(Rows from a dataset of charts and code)
+ + +
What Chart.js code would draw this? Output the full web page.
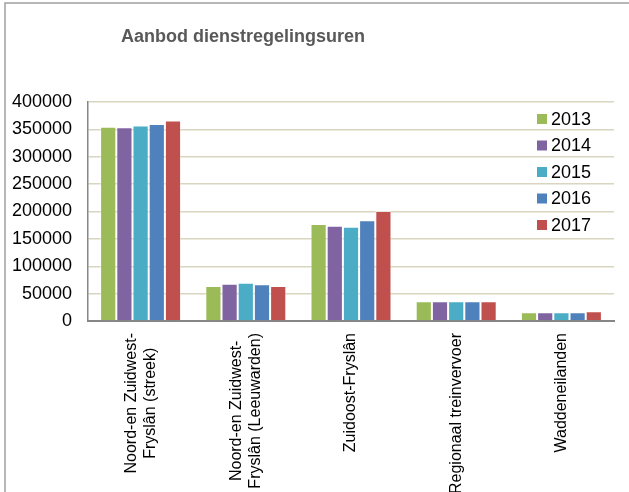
<!DOCTYPE html>
<html>
<head>
<meta charset="utf-8">
<script src="https://cdn.jsdelivr.net/npm/chart.js@4"></script>
<style>
  body { margin: 0; background: #fff; }
</style>
</head>
<body>
<canvas id="aanbodChart" width="629" height="492"></canvas>
<script>
  // category labels (multi-line ones as arrays)
  const categories = [
    ['Noord-en Zuidwest-', 'Fryslân (streek)'],
    ['Noord-en Zuidwest-', 'Fryslân (Leeuwarden)'],
    'Zuidoost-Fryslân',
    'Regionaal treinvervoer',
    'Waddeneilanden'
  ];
  const years = ['2013', '2014', '2015', '2016', '2017'];

  const uren2013 = [355000, 64000, 177000, 36000, 16000];
  const uren2014 = [354000, 68000, 174000, 36000, 16000];
  const uren2015 = [357000, 70000, 172000, 36000, 16000];
  const uren2016 = [360000, 67000, 184000, 36000, 16000];
  const uren2017 = [366000, 64000, 201000, 36000, 18000];

  const yTicks = [0, 50000, 100000, 150000, 200000, 250000, 300000, 350000, 400000];

  const FONT = "'Liberation Sans', Arial, sans-serif";
  const colors = ['#9BBB59', '#8064A2', '#4BACC6', '#4F81BD', '#C0504D'];
  const series = [uren2013, uren2014, uren2015, uren2016, uren2017];

  // frame, title, legend and rotated category labels
  const decorPlugin = {
    id: 'decor',
    beforeDraw(chart) {
      const c = chart.ctx;
      c.save();
      c.strokeStyle = '#A0A0A0';
      c.lineWidth = 1.5;
      c.strokeRect(5, 3, 640, 520);
      c.restore();
    },
    afterDraw(chart) {
      const c = chart.ctx;
      c.save();
      // title
      c.font = 'bold 18px ' + FONT;
      c.fillStyle = '#595959';
      c.textAlign = 'center';
      c.textBaseline = 'middle';
      c.fillText('Aanbod dienstregelingsuren', 243, 37);

      // legend
      c.font = '18px ' + FONT;
      c.textAlign = 'left';
      chart.data.datasets.forEach((ds, i) => {
        const y = 119 + i * 26.5;
        c.fillStyle = ds.backgroundColor;
        c.fillRect(537, y - 5, 10, 10);
        c.fillStyle = '#000';
        c.fillText(ds.label, 551, y + 1);
      });

      // x labels, rotated, reading upwards
      const xs = chart.scales.x;
      c.font = '16px ' + FONT;
      c.fillStyle = '#000';
      c.textAlign = 'center';
      const lineH = 19;
      categories.forEach((lab, i) => {
        const lines = Array.isArray(lab) ? lab : [lab];
        const maxW = Math.max(...lines.map(l => c.measureText(l).width));
        const px = xs.getPixelForTick(i);
        c.save();
        c.translate(px, 333);
        c.rotate(-Math.PI / 2);
        lines.forEach((l, j) => {
          const off = (j - (lines.length - 1) / 2) * lineH;
          c.fillText(l, -maxW / 2, off);
        });
        c.restore();
      });
      c.restore();
    }
  };

  const ctx = document.getElementById('aanbodChart').getContext('2d');
  new Chart(ctx, {
    type: 'bar',
    data: {
      labels: categories,
      datasets: years.map((y, i) => ({
        label: y,
        data: series[i],
        backgroundColor: colors[i],
        borderColor: 'rgba(255,255,255,0.45)',
        borderWidth: 1,
        categoryPercentage: 0.77,
        barPercentage: 1
      }))
    },
    options: {
      responsive: false,
      animation: false,
      layout: { padding: { left: 0, top: 102, right: 15, bottom: 0 } },
      plugins: {
        legend: { display: false },
        title: { display: false },
        tooltip: { enabled: false }
      },
      scales: {
        x: {
          grid: { display: false },
          border: { color: '#868686', width: 2 },
          ticks: { display: false },
          afterFit: s => { s.height = 171; }
        },
        y: {
          min: 0,
          max: 400000,
          afterBuildTicks: s => { s.ticks = yTicks.map(v => ({ value: v })); },
          grid: { color: '#DAD5BE', lineWidth: 1.5, drawTicks: false },
          border: { color: '#868686', width: 1.5 },
          ticks: {
            padding: 16,
            color: '#000',
            font: { family: FONT, size: 18 },
            callback: v => String(v)
          },
          afterFit: s => { s.width = 88; }
        }
      }
    },
    plugins: [decorPlugin]
  });
</script>
</body>
</html>
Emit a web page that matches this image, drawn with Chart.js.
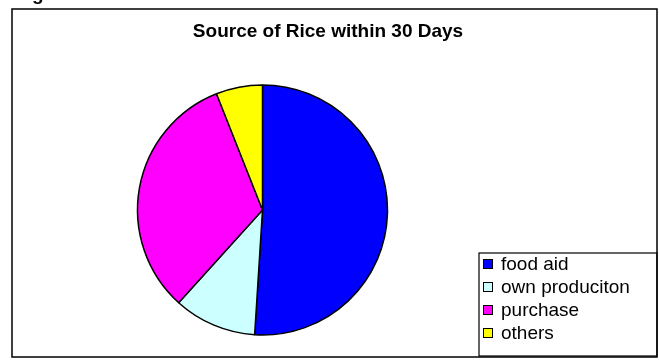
+ + +
[Exercise prompt] Looking at the data above, show all lines where the word "this" occurs.

[Result of the task]
What Chart.js code would draw this? Output the full web page.
Emit a web page that matches this image, drawn with Chart.js.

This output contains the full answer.